I looked at the sergeant who smiled bleakly. Personally, I thought he could hike across a dessert juggling flaming torches and not get heat stroke. He looked very tough. Well, so am I.

I’ve been in a dozen wars, some on Earth, some off Earth, and even one in Hell. Yeah, I really did kick open the Gates of Hell, but I was not armed with a bucket of water. I had a sword formed from a superstring (as in the stuff that helps tie the universe together below the quarkial level.)
“Of course.”
We marched to the edge of the field, a half-mile away. Chipper occasionally chirped letting me know in his code that we were being recorded and scanned with X-rays.
“You could just ask.” I said. “No need to feel me up.” I added as I got into the black limosine on the empty two-lane country road that bordered the empty field I had arrived in.
The sergeant chuckled, and the captain spoke.
“The muckety-mucks thought better. But you earn me ten marks.”
He holds out his hand to the gray suited man who paid with an irritated face.
We got in, and a sudden rush of AC cooled us. Nice.
I saw another larger Houglass emblem in the back.
“Time Travel Unit, Captain Cooper?”
“Temporal Velocity Change Research Division, Mr. Montgomery.” He smiled faintly. “Nothing so vulgar as time travel.” He seemed to be laughing.
“How is it different?” I asked.
“We get paid more with a longer word.” The sergeant said smiling.
I looked skeptically at the captain who nodded his head in rueful agreement.
“So…Armageddon, how…”
“No, Ragnarok. The Creator is unhappy with us, I’d wager, but Thor even more so.”
We zipped through the roadways, and I noticed some were broken down.
“You’re going to have to explain.” I finally said, drawing a blank.
“We are a good and wonderful species now, Mr. Montgomery.” He said. I raised an eyebrow. “All the best people say so. We’ve genetically curtailed the need to overeat, and to overspend. So it was such that our good and wise government dropped a virus to wipe out the cocoa plants. After all, chocolate is bad for you, and we’re so very, very good.”
“Chocolate.” Moaned the seer in his sleep.
I looked at him.
“Special medical waiver, and it was very hard getting it. We had to go straight to the President to override the Health Commissariat.”

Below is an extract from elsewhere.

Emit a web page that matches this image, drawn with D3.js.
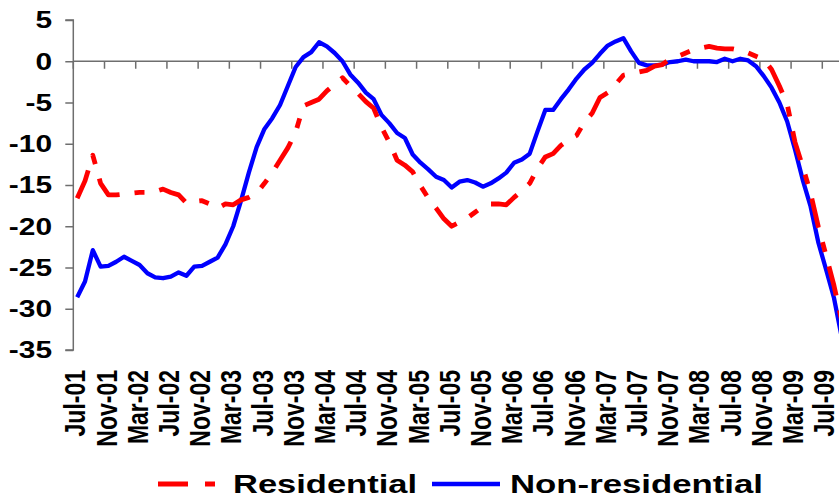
<!DOCTYPE html>
<html>
<head>
<meta charset="utf-8">
<script src="https://cdn.jsdelivr.net/npm/d3@7"></script>
<style>
  html, body { margin: 0; padding: 0; background: #fff; }
  svg { display: block; }
  text { font-family: "Liberation Sans", Arial, sans-serif; font-weight: bold; fill: #000; }
</style>
</head>
<body>
<svg id="chart" width="839" height="498"></svg>
<script>
// ---- data ----
const months = [
  "Jul-01","Aug-01","Sep-01","Oct-01","Nov-01","Dec-01","Jan-02","Feb-02","Mar-02","Apr-02","May-02","Jun-02",
  "Jul-02","Aug-02","Sep-02","Oct-02","Nov-02","Dec-02","Jan-03","Feb-03","Mar-03","Apr-03","May-03","Jun-03",
  "Jul-03","Aug-03","Sep-03","Oct-03","Nov-03","Dec-03","Jan-04","Feb-04","Mar-04","Apr-04","May-04","Jun-04",
  "Jul-04","Aug-04","Sep-04","Oct-04","Nov-04","Dec-04","Jan-05","Feb-05","Mar-05","Apr-05","May-05","Jun-05",
  "Jul-05","Aug-05","Sep-05","Oct-05","Nov-05","Dec-05","Jan-06","Feb-06","Mar-06","Apr-06","May-06","Jun-06",
  "Jul-06","Aug-06","Sep-06","Oct-06","Nov-06","Dec-06","Jan-07","Feb-07","Mar-07","Apr-07","May-07","Jun-07",
  "Jul-07","Aug-07","Sep-07","Oct-07","Nov-07","Dec-07","Jan-08","Feb-08","Mar-08","Apr-08","May-08","Jun-08",
  "Jul-08","Aug-08","Sep-08","Oct-08","Nov-08","Dec-08","Jan-09","Feb-09","Mar-09","Apr-09","May-09","Jun-09",
  "Jul-09","Aug-09","Sep-09"
];
const xTickLabels = ["Jul-01","Nov-01","Mar-02","Jul-02","Nov-02","Mar-03","Jul-03","Nov-03","Mar-04",
  "Jul-04","Nov-04","Mar-05","Jul-05","Nov-05","Mar-06","Jul-06","Nov-06","Mar-07","Jul-07","Nov-07",
  "Mar-08","Jul-08","Nov-08","Mar-09","Jul-09"];
const yTicks = [5, 0, -5, -10, -15, -20, -25, -30, -35];

const residential = [
  -16.6,-14.5,-11.4,-14.8,-16.2,-16.2,-16.1,-16.0,-15.9,-15.9,-15.8,-15.5,
  -15.9,-16.2,-17.2,-17.0,-16.9,-17.3,-17.8,-17.3,-17.4,-16.8,-16.5,-16.0,
  -14.8,-13.5,-12.0,-10.5,-8.6,-5.4,-5.0,-4.6,-3.6,-2.8,-2.0,-3.0,
  -3.9,-4.9,-5.7,-8.0,-9.8,-12.0,-12.6,-13.4,-15.1,-16.6,-17.8,-19.1,
  -20.0,-19.5,-19.0,-18.3,-17.6,-17.3,-17.3,-17.4,-16.5,-15.7,-14.8,-13.0,
  -11.6,-11.2,-10.2,-9.5,-9.0,-7.4,-6.3,-4.4,-3.8,-2.8,-1.7,-1.5,
  -1.3,-1.1,-0.6,-0.4,0.3,0.6,1.0,1.4,1.6,1.8,1.6,1.5,
  1.5,1.3,1.0,0.6,0.2,-1.0,-3.0,-5.2,-9.8,-12.8,-16.0,-20.1,
  -23.6,-27.2,-31.5
];
const nonResidential = [
  -28.6,-26.7,-22.9,-24.9,-24.8,-24.3,-23.7,-24.2,-24.7,-25.7,-26.2,-26.3,
  -26.1,-25.6,-26.0,-24.9,-24.8,-24.3,-23.8,-22.2,-20.0,-16.9,-13.5,-10.4,
  -8.2,-6.9,-5.3,-3.0,-0.7,0.5,1.1,2.3,1.8,1.0,0.0,-1.6,
  -2.6,-3.8,-4.6,-6.5,-7.5,-8.7,-9.3,-11.3,-12.3,-13.1,-14.0,-14.4,
  -15.3,-14.6,-14.4,-14.7,-15.2,-14.8,-14.2,-13.5,-12.3,-11.9,-11.2,-8.5,
  -5.9,-5.9,-4.6,-3.4,-2.1,-1.0,-0.2,0.9,1.9,2.4,2.8,1.2,
  -0.2,-0.5,-0.5,-0.4,-0.1,0.0,0.2,0.0,0.0,0.0,-0.1,0.3,
  0.0,0.3,0.1,-0.6,-1.8,-3.2,-5.0,-7.3,-10.7,-14.4,-17.6,-22.0,
  -25.3,-28.7,-33.5
];
const seriesNames = ["Residential", "Non-residential"];
const seriesColors = ["#FF0000", "#0000FF"];

// ---- layout ----
const svg = d3.select("#chart");
const left = 73.3, monthW = 7.802;
const x = d3.scaleBand().domain(months).range([left, left + months.length * monthW]).paddingInner(0).paddingOuter(0);
const y = d3.scaleLinear().domain([-35, 5]).range([350, 20]);
const cx = m => x(m) + x.bandwidth() / 2;
const axisColor = "#6e6e6e";

// y axis
const yAxis = d3.axisLeft(y).tickValues(yTicks).tickSize(8).tickFormat("");
const gy = svg.append("g").attr("transform", `translate(${left},0)`).call(yAxis);
gy.select(".domain").attr("stroke", axisColor).attr("stroke-width", 1.5).attr("d", `M-8,${y(5)}H0V${y(-35)}H-8`);
gy.selectAll(".tick line").attr("stroke", axisColor).attr("stroke-width", 1.5);

svg.append("g").selectAll("text").data(yTicks).join("text")
  .attr("text-anchor", "end")
  .attr("font-size", 23)
  .attr("dy", "0.36em")
  .attr("transform", d => `translate(52,${y(d)}) scale(1.3,1)`)
  .text(d => d);

// x axis at zero
const tickMonths = months.filter((m, i) => i % 4 === 0);
const xAxis = d3.axisBottom(x).tickValues(tickMonths).tickSize(7.5).tickFormat("");
const gx = svg.append("g").attr("transform", `translate(0,${y(0)})`).call(xAxis);
gx.select(".domain").attr("stroke", axisColor).attr("stroke-width", 1.5).attr("d", `M${left},0H${left + months.length * monthW}`);
gx.selectAll(".tick").attr("transform", d => `translate(${x(d)},0)`);
gx.selectAll(".tick line").attr("stroke", axisColor).attr("stroke-width", 1.5);

// x labels (rotated)
svg.append("g").selectAll("text").data(xTickLabels).join("text")
  .attr("text-anchor", "end")
  .attr("font-size", 23)
  .attr("dy", "0.3em")
  .attr("transform", d => `translate(${cx(d) - 0.5},370) rotate(-90) scale(1,1.25)`)
  .text(d => d);

// lines
const line = d3.line().x((d, i) => cx(months[i])).y(d => y(d)).curve(d3.curveLinear);
svg.append("path").datum(nonResidential)
  .attr("fill", "none").attr("stroke", seriesColors[1]).attr("stroke-width", 4.3)
  .attr("stroke-linejoin", "round").attr("d", line);
svg.append("path").datum(residential)
  .attr("fill", "none").attr("stroke", seriesColors[0]).attr("stroke-width", 4.8)
  .attr("stroke-dasharray", "30,15,10,15")
  .attr("stroke-linejoin", "round").attr("d", line);

// legend
const lg = svg.append("g");
lg.append("line").attr("x1", 158).attr("x2", 215).attr("y1", 484).attr("y2", 484)
  .attr("stroke", seriesColors[0]).attr("stroke-width", 4.8).attr("stroke-dasharray", "30,17,10,17");
lg.append("text").attr("x", 233).attr("y", 493).attr("font-size", 25.5)
  .attr("textLength", 184).attr("lengthAdjust", "spacingAndGlyphs").text(seriesNames[0]);
lg.append("line").attr("x1", 432).attr("x2", 500).attr("y1", 484).attr("y2", 484)
  .attr("stroke", seriesColors[1]).attr("stroke-width", 4.3);
lg.append("text").attr("x", 510).attr("y", 493).attr("font-size", 25.5)
  .attr("textLength", 253).attr("lengthAdjust", "spacingAndGlyphs").text(seriesNames[1]);
</script>
</body>
</html>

We went through a town, and nobody seemed about in the day.
“And while I agree that seems stupid, but ….Ragnarok.”
“Ah.” Said the Captain.
“Ah.” Said the Sergeant.
I did not say ‘Ah’, but it was very hard indeed.
“The very nub of it.” Quoth the Sergeant.
“These idiots will keep on going for five minutes in their stupid little game.” The gray suited man snapped out. “They love to see if someone has the nerve to call them out. Which is the problem. We’re so ‘very, very good’ that we don’t need to fight, nor defend ourselves. Right now, we stand at the end point of a battle that started two decades ago to destroy Courage.”
I blinked.
“How?”
“Oh, the usual way. Movies where the hero was the coward. Stories of the fatal hubris of the reckless man, but the wisdom of the cautious lady. Punishments for endangering civilians when you ran into the burning building to rescue them. Truth be told, I think most people found it a relief, especially men. They were told ‘lay back, goof off, take a vacation’, and boy howdy did they.”
“Last two years, it got worse. Now we not only have to cope with Non-Agression Seminars, and drugs to calm self-defense instincts, and public shaming of heroes, but we’ve had certain heroic people imprisoned and operated on.”
“Two of my best men. Good at hiding what they were, but stone cold brave. They got caught and went under the knife. Came out terrified of small dogs and pretty much everything else.” The Sergeant said bleakly, working his hands unconsciously in a gesture I recognize. Its how you break someone’s neck.